October being National Breast Cancer Awareness month, I wanted to write about something that most of us don’t normally think about but that can play an important factor in our risk of breast cancer. The application of deodorant or antiperspirant is so imbedded into our daily morning grooming routine that most of us don’t think twice about it – we just roll it on and go about our day. Research suggests that we should start paying attention!
Antiperspirants work by preventing sweat production by blocking our sweat ducts. Aside from inhibiting our body’s natural cooling system, the main problem lies in the ingredient list of most conventional antiperspirants on the market. Aluminum is a common ingredient in most products that may enter the bloodstream and cause changes in estrogen receptors of breast cells. Estrogen can promote the growth of cancer cells in the breast tissue. Studies on Aluminum in the bloodstream also suggest it plays a role in Alzheimer’s disease as well as other neurodegenerative disorders.

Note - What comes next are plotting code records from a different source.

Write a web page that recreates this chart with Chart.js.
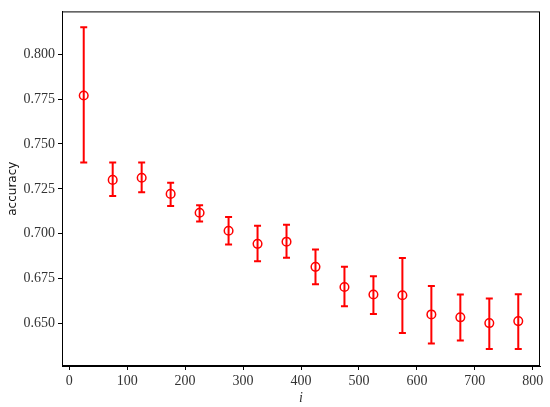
<!DOCTYPE html>
<html>
<head>
<meta charset="utf-8">
<script src="https://cdn.jsdelivr.net/npm/chart.js@4"></script>
<style>
  html, body { margin: 0; padding: 0; background: #fff; }
  #wrap { width: 550px; height: 407px; }
</style>
</head>
<body>
<div id="wrap"><canvas id="mycanvas" width="550" height="407"></canvas></div>
<script>
// data
var xs = [25, 75, 125, 175, 225, 275, 325, 375, 425, 475, 525, 575, 625, 675, 725, 775];
var acc = [0.777, 0.730, 0.7312, 0.7222, 0.7117, 0.7017, 0.6944, 0.6956, 0.6816, 0.6704, 0.6662, 0.6658, 0.6551, 0.6535, 0.6503, 0.6514];
var accLow = [0.7397, 0.7211, 0.7231, 0.7154, 0.7069, 0.6940, 0.6847, 0.6866, 0.6719, 0.6597, 0.6553, 0.6448, 0.6389, 0.6406, 0.6359, 0.6359];
var accHigh = [0.815, 0.7397, 0.7397, 0.7284, 0.7159, 0.7093, 0.7045, 0.7050, 0.6912, 0.6816, 0.6763, 0.6865, 0.6709, 0.6662, 0.6640, 0.6664];
var xTicks = [0, 100, 200, 300, 400, 500, 600, 700, 800];
var yTicks = [0.650, 0.675, 0.700, 0.725, 0.750, 0.775, 0.800];

var points = [];
for (var i in xs) {
  points.push({x: xs[i], y: acc[i], lo: accLow[i], hi: accHigh[i]});
}

var errorBars = {
  id: 'errorBars',
  beforeDatasetsDraw: function(chart) {
    var ctx = chart.ctx;
    var sx = chart.scales.x, sy = chart.scales.y;
    ctx.save();
    ctx.strokeStyle = '#ff0000';
    ctx.lineWidth = 2;
    for (var i in points) {
      var px = sx.getPixelForValue(points[i].x);
      var top = sy.getPixelForValue(points[i].hi);
      var bot = sy.getPixelForValue(points[i].lo);
      ctx.beginPath();
      ctx.moveTo(px, top); ctx.lineTo(px, bot);
      ctx.moveTo(px - 3.5, top); ctx.lineTo(px + 3.5, top);
      ctx.moveTo(px - 3.5, bot); ctx.lineTo(px + 3.5, bot);
      ctx.stroke();
    }
    ctx.restore();
  },
  afterDraw: function(chart) {
    var a = chart.chartArea, ctx = chart.ctx;
    ctx.save();
    ctx.strokeStyle = '#000';
    ctx.lineWidth = 1;
    ctx.strokeRect(a.left + 0.5, a.top + 0.5, a.right - a.left - 1, a.bottom - a.top - 1);
    ctx.restore();
  }
};

var tickFont = {family: '"Liberation Serif", serif', size: 14};

new Chart(document.getElementById('mycanvas'), {
  type: 'scatter',
  data: {
    datasets: [{
      label: 'accuracy',
      data: points,
      borderColor: '#ff0000',
      backgroundColor: 'rgba(0,0,0,0)',
      pointRadius: 4.3,
      pointHoverRadius: 4.3,
      pointBorderWidth: 1.5,
      showLine: false
    }]
  },
  options: {
    responsive: false,
    animation: false,
    events: [],
    layout: {padding: {top: 8, right: 10, left: 0, bottom: 0}},
    plugins: {legend: {display: false}, tooltip: {enabled: false}},
    scales: {
      x: {
        type: 'linear',
        min: -12.5,
        max: 812.5,
        afterBuildTicks: function(s) { s.ticks = xTicks.map(function(v) { return {value: v}; }); },
        afterFit: function(s) { s.height = 41; },
        grid: {drawOnChartArea: false, tickLength: 4, color: '#000'},
        border: {display: true, color: '#000'},
        ticks: {color: '#333', font: tickFont, padding: 3, maxRotation: 0},
        title: {display: true, text: 'i', color: '#333', font: {family: '"Liberation Serif", serif', size: 14, style: 'italic'}, padding: {top: 0, bottom: 0}}
      },
      y: {
        min: 0.6264,
        max: 0.8238,
        afterBuildTicks: function(s) { s.ticks = yTicks.map(function(v) { return {value: v}; }); },
        afterFit: function(s) { s.width = 62; },
        grid: {drawOnChartArea: false, tickLength: 4, color: '#000'},
        border: {display: true, color: '#000'},
        ticks: {color: '#333', font: tickFont, padding: 3, callback: function(v) { return v.toFixed(3); }},
        title: {display: true, text: 'accuracy', color: '#111', font: {family: '"DejaVu Sans", sans-serif', size: 12}, padding: {top: 6, bottom: 0}}
      }
    }
  },
  plugins: [errorBars]
});
</script>
</body>
</html>
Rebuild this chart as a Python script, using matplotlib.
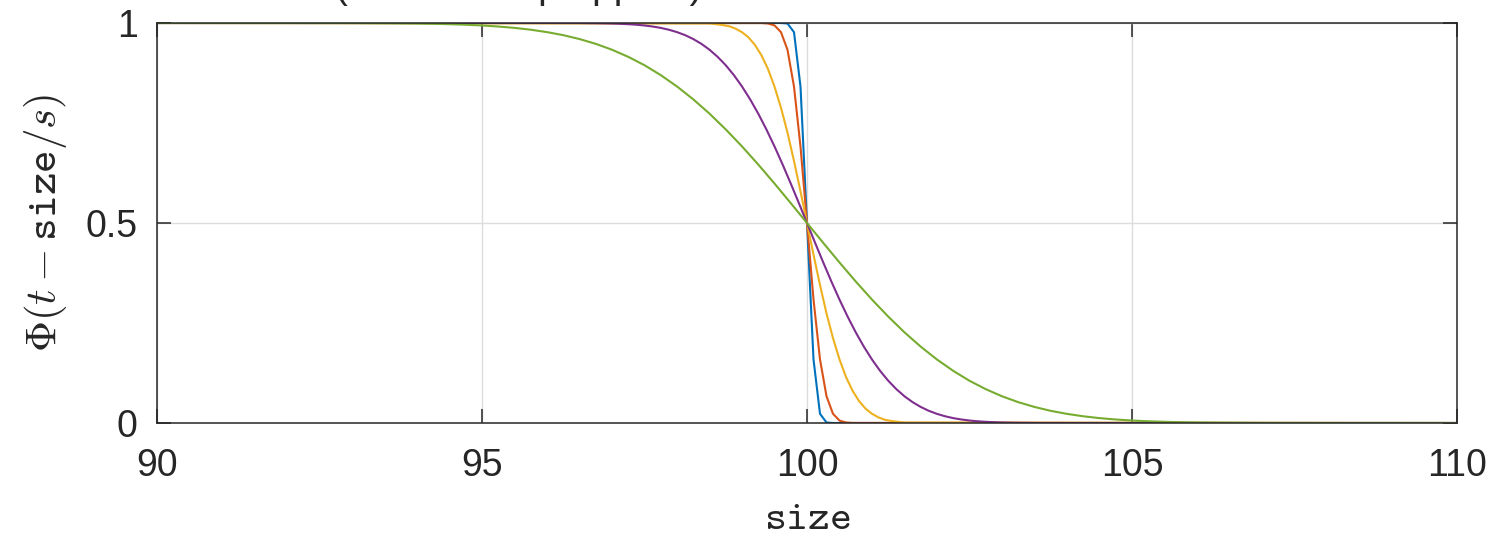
import numpy as np
import matplotlib
matplotlib.use("Agg")
import matplotlib.pyplot as plt

plt.rcParams['font.family'] = ['Liberation Sans', 'DejaVu Sans']
plt.rcParams['mathtext.fontset'] = 'cm'

# values (Phi((100 - size)/s) for several s)
x_blue = [90, 99.6, 99.7, 99.8, 99.9, 100.0, 100.1, 100.2, 100.3, 100.4, 110]
y_blue = [1.0, 1.0, 0.9987, 0.977, 0.841, 0.5, 0.159, 0.023, 0.0013, 0.0, 0.0]

x_red = [90, 99.3, 99.4, 99.5, 99.6, 99.7, 99.8, 99.9, 100.0,
         100.1, 100.2, 100.3, 100.4, 100.5, 100.6, 100.7, 110]
y_red = [1.0, 0.9998, 0.9987, 0.994, 0.977, 0.933, 0.841, 0.691, 0.5,
         0.309, 0.159, 0.067, 0.023, 0.006, 0.0013, 0.0002, 0.0]

x_yellow = [90] + [round(98.5 + 0.1 * i, 1) for i in range(31)] + [110]
y_yellow = [1.0,
            0.9987, 0.997, 0.995, 0.992, 0.986, 0.977, 0.964, 0.945, 0.919, 0.885,
            0.841, 0.788, 0.726, 0.655, 0.579, 0.5, 0.421, 0.345, 0.274, 0.212,
            0.159, 0.115, 0.081, 0.055, 0.036, 0.023, 0.014, 0.008, 0.005, 0.003,
            0.0013,
            0.0]

# shared shape for the two wide curves (upper half, from the far left to the middle)
upper_half = [1.0, 0.9999, 0.9999, 0.9999, 0.9998, 0.9996, 0.9994, 0.9991,
              0.9987, 0.9980, 0.9970, 0.9957, 0.9938, 0.9912, 0.9878, 0.9832,
              0.9772, 0.9696, 0.9599, 0.9479, 0.9332, 0.9154, 0.8944, 0.8697,
              0.8413, 0.8092, 0.7734, 0.7340, 0.6915, 0.6462, 0.5987, 0.5497]
wide_shape = upper_half + [0.5] + [round(1 - v, 4) for v in upper_half[::-1]]

x_purple = [90] + [96 + 0.125 * i for i in range(65)] + [110]
y_purple = [1.0] + wide_shape + [0.0]

x_green = [90, 91] + [92 + 0.25 * i for i in range(65)] + [109, 110]
y_green = [1.0, 1.0] + wide_shape + [0.0, 0.0]

series = [
    (x_blue, y_blue, '#0072BD'),
    (x_red, y_red, '#D95319'),
    (x_yellow, y_yellow, '#EDB120'),
    (x_purple, y_purple, '#7E2F8E'),
    (x_green, y_green, '#77AC30'),
]

xticks = [90, 95, 100, 105, 110]
yticks = [0, 0.5, 1]
yticklabels = ['0', '0.5', '1']

fig = plt.figure(figsize=(14.92, 5.36), dpi=100)
ax = fig.add_axes([157 / 1492, 113 / 536, 1300 / 1492, 400 / 536])

for xs, ys, c in series:
    ax.plot(xs, ys, color=c, linewidth=1.5)

ax.set_xlim(90, 110)
ax.set_ylim(0, 1)
ax.set_xticks(xticks)
ax.set_xticklabels([str(t) for t in xticks])
ax.set_yticks(yticks)
ax.set_yticklabels(yticklabels)

ax.grid(True, color='#dcdcdc', linewidth=1.0)
ax.set_axisbelow(True)
for sp in ax.spines.values():
    sp.set_color('#262626')
    sp.set_linewidth(1.1)
ax.tick_params(direction='in', length=10, width=1.1, colors='#262626',
               top=True, right=True, labelsize=27, pad=14)
ax.tick_params(axis='x', pad=18)

ax.set_xlabel(r'$\mathtt{size}$', fontsize=30, color='#262626', labelpad=10)
ax.set_ylabel(r'$\Phi(t - \mathtt{size}/s)$', fontsize=31, color='#262626', labelpad=12)

# title mostly cut off at the top edge in the reference
fig.text(0.555, 1 + 2 / 536, '(smooth step approx) with t = 100 and various values of s',
         ha='center', va='baseline', fontsize=28, color='#262626')

fig.savefig('out.png', dpi=100)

Another common ingredient is talc that is a lung irritant and also a possible carcinogen. (Talc was also a common ingredient in baby powder until recently. A much safer alternative to use on our babies are powders made from corn starch). Parabans are another ingredient you want to steer clear of (in your deodorant and other products like shampoo and body washes) because they are also absorbed by the skin and can have weak estrogen-like properties.
We all (or at least the majority of us) need to wear something under our arms to avoid the unsightly sweat marks and odors. What you should be looking for is a natural deodorant/antiperspirant. Look for a glycerin or glyceryl laurate -based product that allows your body to perspire, but blocks the odor-causing bacteria from forming. Witch hazel extract is another safe bacteria-fighting ingredient as are crystal deodorants that are made from mineral salts. Natural essential oils that can help mask odor include lavender, rosemary, lemon & tea tree oil.
Many of us have become conscious of what we put in our mouths – organic fruits and vegetables, antibiotic and hormone-free meats and dairy, etc. What we now need to start doing is being more cognizant of the products we are applying to our skin (the largest organ in our body) because chemicals are being absorbed into the bloodstream and can have negative effects on our health and well-being.